> _AIM OF THE EXERCISE_
Look at the data below and print exactly the lines from its first line through the line with "0.973, 1.0, 0.99, 1.07, 1.015, 1.003, 0.982, 0.962, 0.932]"; the pictures stay out of the copy.

•••

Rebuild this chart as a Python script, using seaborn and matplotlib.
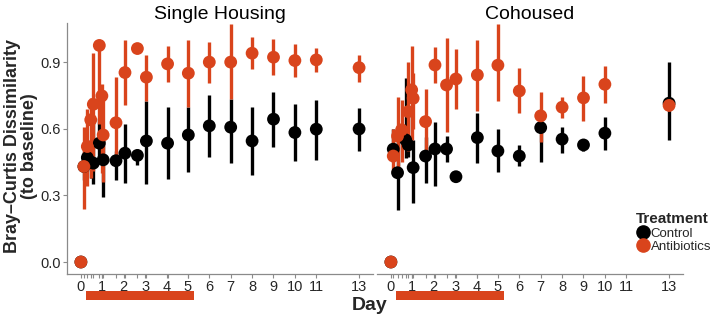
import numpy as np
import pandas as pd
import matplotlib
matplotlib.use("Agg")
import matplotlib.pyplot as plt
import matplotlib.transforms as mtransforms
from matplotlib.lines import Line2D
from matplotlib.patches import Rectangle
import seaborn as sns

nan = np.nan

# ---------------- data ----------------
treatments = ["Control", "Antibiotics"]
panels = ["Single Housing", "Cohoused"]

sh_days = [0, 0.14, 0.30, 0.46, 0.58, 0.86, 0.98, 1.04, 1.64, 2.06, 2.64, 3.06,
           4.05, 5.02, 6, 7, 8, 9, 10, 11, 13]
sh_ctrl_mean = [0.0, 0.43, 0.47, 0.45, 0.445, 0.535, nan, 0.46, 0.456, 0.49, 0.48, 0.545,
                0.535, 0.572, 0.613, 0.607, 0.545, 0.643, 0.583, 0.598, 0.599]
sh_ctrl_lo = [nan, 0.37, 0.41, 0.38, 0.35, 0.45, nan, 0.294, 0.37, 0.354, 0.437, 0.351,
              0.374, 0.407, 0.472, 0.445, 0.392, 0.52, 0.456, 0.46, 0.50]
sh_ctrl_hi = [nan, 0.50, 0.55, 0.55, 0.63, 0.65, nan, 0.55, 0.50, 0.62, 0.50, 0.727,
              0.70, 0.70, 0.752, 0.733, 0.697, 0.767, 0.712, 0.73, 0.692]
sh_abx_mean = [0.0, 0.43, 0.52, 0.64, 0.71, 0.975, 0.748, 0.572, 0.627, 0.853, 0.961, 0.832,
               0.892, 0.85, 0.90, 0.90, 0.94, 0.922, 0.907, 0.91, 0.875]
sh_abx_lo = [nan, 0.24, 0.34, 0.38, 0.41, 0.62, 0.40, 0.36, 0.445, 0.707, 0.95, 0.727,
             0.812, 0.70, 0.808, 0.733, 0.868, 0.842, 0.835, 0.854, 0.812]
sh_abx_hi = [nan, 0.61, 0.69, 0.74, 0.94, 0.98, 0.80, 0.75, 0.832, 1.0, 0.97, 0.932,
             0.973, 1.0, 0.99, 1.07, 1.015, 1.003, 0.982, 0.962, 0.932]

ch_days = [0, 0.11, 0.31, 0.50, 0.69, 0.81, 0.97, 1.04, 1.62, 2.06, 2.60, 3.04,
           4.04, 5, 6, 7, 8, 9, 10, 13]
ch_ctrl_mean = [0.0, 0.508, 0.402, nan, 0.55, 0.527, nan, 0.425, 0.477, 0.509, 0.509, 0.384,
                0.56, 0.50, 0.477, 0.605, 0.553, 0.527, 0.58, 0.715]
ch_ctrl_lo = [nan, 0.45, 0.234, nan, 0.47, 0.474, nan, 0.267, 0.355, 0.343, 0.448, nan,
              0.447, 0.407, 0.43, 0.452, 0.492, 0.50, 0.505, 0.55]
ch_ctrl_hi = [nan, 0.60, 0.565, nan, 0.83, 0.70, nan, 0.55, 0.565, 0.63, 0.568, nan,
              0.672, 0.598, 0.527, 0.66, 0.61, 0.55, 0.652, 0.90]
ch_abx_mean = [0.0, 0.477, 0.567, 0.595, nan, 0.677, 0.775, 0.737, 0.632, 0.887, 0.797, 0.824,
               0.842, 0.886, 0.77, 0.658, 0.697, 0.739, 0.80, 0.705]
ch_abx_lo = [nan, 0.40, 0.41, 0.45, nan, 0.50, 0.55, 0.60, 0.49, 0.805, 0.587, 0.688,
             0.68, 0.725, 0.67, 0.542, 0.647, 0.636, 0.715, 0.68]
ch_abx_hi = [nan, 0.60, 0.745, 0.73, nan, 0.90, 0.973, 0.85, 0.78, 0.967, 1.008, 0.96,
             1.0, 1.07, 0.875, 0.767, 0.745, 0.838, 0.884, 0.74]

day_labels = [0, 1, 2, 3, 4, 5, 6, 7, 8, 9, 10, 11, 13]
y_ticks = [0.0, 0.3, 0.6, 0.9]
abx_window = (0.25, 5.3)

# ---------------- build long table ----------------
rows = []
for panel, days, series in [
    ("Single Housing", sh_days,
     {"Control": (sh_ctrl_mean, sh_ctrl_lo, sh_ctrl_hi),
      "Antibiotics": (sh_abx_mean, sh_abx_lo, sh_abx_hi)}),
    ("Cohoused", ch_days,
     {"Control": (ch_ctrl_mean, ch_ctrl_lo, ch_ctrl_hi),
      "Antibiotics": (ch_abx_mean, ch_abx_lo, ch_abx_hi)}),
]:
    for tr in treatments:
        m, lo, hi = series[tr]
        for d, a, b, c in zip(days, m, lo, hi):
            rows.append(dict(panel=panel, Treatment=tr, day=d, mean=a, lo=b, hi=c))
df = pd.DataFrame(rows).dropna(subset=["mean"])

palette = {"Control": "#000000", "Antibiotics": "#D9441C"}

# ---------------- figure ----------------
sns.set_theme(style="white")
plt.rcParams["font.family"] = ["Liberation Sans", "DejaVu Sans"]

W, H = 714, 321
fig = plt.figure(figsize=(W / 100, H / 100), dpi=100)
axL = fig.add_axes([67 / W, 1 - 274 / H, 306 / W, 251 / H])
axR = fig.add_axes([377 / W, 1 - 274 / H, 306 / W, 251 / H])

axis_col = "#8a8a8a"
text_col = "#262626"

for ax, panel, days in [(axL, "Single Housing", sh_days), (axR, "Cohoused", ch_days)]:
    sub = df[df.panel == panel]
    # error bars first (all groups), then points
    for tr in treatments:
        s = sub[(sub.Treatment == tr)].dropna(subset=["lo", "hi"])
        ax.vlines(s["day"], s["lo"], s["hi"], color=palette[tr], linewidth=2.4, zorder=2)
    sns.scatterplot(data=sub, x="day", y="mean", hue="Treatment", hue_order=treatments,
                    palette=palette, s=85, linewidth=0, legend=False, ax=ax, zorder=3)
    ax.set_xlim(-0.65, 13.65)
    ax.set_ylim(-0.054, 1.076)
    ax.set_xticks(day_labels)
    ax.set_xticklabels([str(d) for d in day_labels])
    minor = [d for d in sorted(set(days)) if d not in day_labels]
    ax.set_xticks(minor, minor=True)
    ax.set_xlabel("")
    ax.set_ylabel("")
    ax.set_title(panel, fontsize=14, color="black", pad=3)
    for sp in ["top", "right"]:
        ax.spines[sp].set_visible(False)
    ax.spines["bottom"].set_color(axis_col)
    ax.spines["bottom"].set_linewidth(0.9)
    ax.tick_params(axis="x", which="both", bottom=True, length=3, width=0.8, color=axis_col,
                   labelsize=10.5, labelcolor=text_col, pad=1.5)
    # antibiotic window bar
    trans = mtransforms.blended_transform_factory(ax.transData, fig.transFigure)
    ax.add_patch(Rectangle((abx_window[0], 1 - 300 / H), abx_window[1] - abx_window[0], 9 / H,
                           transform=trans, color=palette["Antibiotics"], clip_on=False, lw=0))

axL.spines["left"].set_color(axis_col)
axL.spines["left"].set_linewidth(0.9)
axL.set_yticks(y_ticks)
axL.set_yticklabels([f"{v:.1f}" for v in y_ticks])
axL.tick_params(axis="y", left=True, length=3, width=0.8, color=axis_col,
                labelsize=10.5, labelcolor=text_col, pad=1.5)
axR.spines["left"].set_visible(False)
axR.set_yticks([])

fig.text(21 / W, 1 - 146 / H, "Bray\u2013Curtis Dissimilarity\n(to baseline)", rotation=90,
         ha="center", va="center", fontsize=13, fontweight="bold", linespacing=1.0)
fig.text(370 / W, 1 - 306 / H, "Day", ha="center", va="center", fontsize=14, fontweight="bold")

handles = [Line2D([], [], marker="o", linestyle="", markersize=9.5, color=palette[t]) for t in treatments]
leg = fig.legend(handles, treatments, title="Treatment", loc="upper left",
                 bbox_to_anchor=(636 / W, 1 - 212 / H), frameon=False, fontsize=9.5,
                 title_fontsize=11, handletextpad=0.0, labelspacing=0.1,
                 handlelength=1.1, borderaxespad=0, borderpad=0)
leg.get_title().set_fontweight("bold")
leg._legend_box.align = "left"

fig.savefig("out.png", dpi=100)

•••

> _CORRECT ANSWER_
Rebuild this chart as a Python script, using seaborn and matplotlib.
import numpy as np
import pandas as pd
import matplotlib
matplotlib.use("Agg")
import matplotlib.pyplot as plt
import matplotlib.transforms as mtransforms
from matplotlib.lines import Line2D
from matplotlib.patches import Rectangle
import seaborn as sns

nan = np.nan

# ---------------- data ----------------
treatments = ["Control", "Antibiotics"]
panels = ["Single Housing", "Cohoused"]

sh_days = [0, 0.14, 0.30, 0.46, 0.58, 0.86, 0.98, 1.04, 1.64, 2.06, 2.64, 3.06,
           4.05, 5.02, 6, 7, 8, 9, 10, 11, 13]
sh_ctrl_mean = [0.0, 0.43, 0.47, 0.45, 0.445, 0.535, nan, 0.46, 0.456, 0.49, 0.48, 0.545,
                0.535, 0.572, 0.613, 0.607, 0.545, 0.643, 0.583, 0.598, 0.599]
sh_ctrl_lo = [nan, 0.37, 0.41, 0.38, 0.35, 0.45, nan, 0.294, 0.37, 0.354, 0.437, 0.351,
              0.374, 0.407, 0.472, 0.445, 0.392, 0.52, 0.456, 0.46, 0.50]
sh_ctrl_hi = [nan, 0.50, 0.55, 0.55, 0.63, 0.65, nan, 0.55, 0.50, 0.62, 0.50, 0.727,
              0.70, 0.70, 0.752, 0.733, 0.697, 0.767, 0.712, 0.73, 0.692]
sh_abx_mean = [0.0, 0.43, 0.52, 0.64, 0.71, 0.975, 0.748, 0.572, 0.627, 0.853, 0.961, 0.832,
               0.892, 0.85, 0.90, 0.90, 0.94, 0.922, 0.907, 0.91, 0.875]
sh_abx_lo = [nan, 0.24, 0.34, 0.38, 0.41, 0.62, 0.40, 0.36, 0.445, 0.707, 0.95, 0.727,
             0.812, 0.70, 0.808, 0.733, 0.868, 0.842, 0.835, 0.854, 0.812]
sh_abx_hi = [nan, 0.61, 0.69, 0.74, 0.94, 0.98, 0.80, 0.75, 0.832, 1.0, 0.97, 0.932,
             0.973, 1.0, 0.99, 1.07, 1.015, 1.003, 0.982, 0.962, 0.932]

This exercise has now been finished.